‘Rotating’ Audit Companies, Increasing Independence Pushed
The Public Company Accounting Oversight Board (PCAOB) will issue a concept release seeking public comment on ways that auditor independence, objectivity and professional skepticism can be enhanced, including through mandatory rotation of audit companies.
PCAOB previously attended the Sino-U.S. Symposium on Audit Oversight in Beijing along with officials of the China Securities Regulatory Commission, the Chinese Ministry of Finance, and the U.S. Securities and Exchange Commission, representing regulators’ attempt at defining the future of audit regulations.
Mandatory audit firm rotation means that the number of consecutive years for which a registered public accounting firm could serve as the auditor of a public company would be limited.
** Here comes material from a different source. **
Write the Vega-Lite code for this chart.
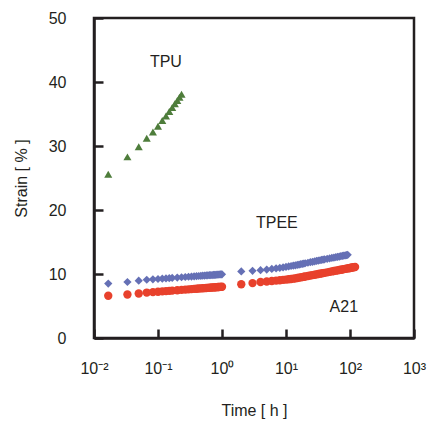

PCAOB Chairman James Doty said: “One cannot talk about audit quality without discussing independence, skepticism and objectivity. Any serious discussion of these qualities must take into account the fundamental conflict of the audit client paying the auditor.
“The reason to consider auditor term limits is that they may reduce the pressure auditors face to develop and protect long-term client relationships to the detriment of investors and our capital markets.”
According to PCAOB, rotation of audit companies has been discussed at various times since the 1970s. The concept release noted that proponents of rotation believe that “setting a term limit on the audit relationship could free the auditor, to a significant degree, from the effects of client pressure and offer an opportunity for a fresh look at the company’s financial reporting.”
The concept release added that opponents to the proposition have otherwise expressed concerns about the costs of changing auditors and believed that audit quality may suffer in the early years of an engagement and that rotation could exacerbate this phenomenon.
The concept release invites commenters to respond to specific questions, including, for example, whether PCAOB should consider a rotation requirement only for audit tenures of more than 10 years or only for the largest issuer audits.
The concept release also seeks comment on whether there are other measures that could enhance auditor independence, objectivity and professional skepticism, until December 14 this year.
The Board will also convene a public roundtable on auditor independence and mandatory audit firm rotation in March 2012. Additional details about the roundtable will be announced at a later date.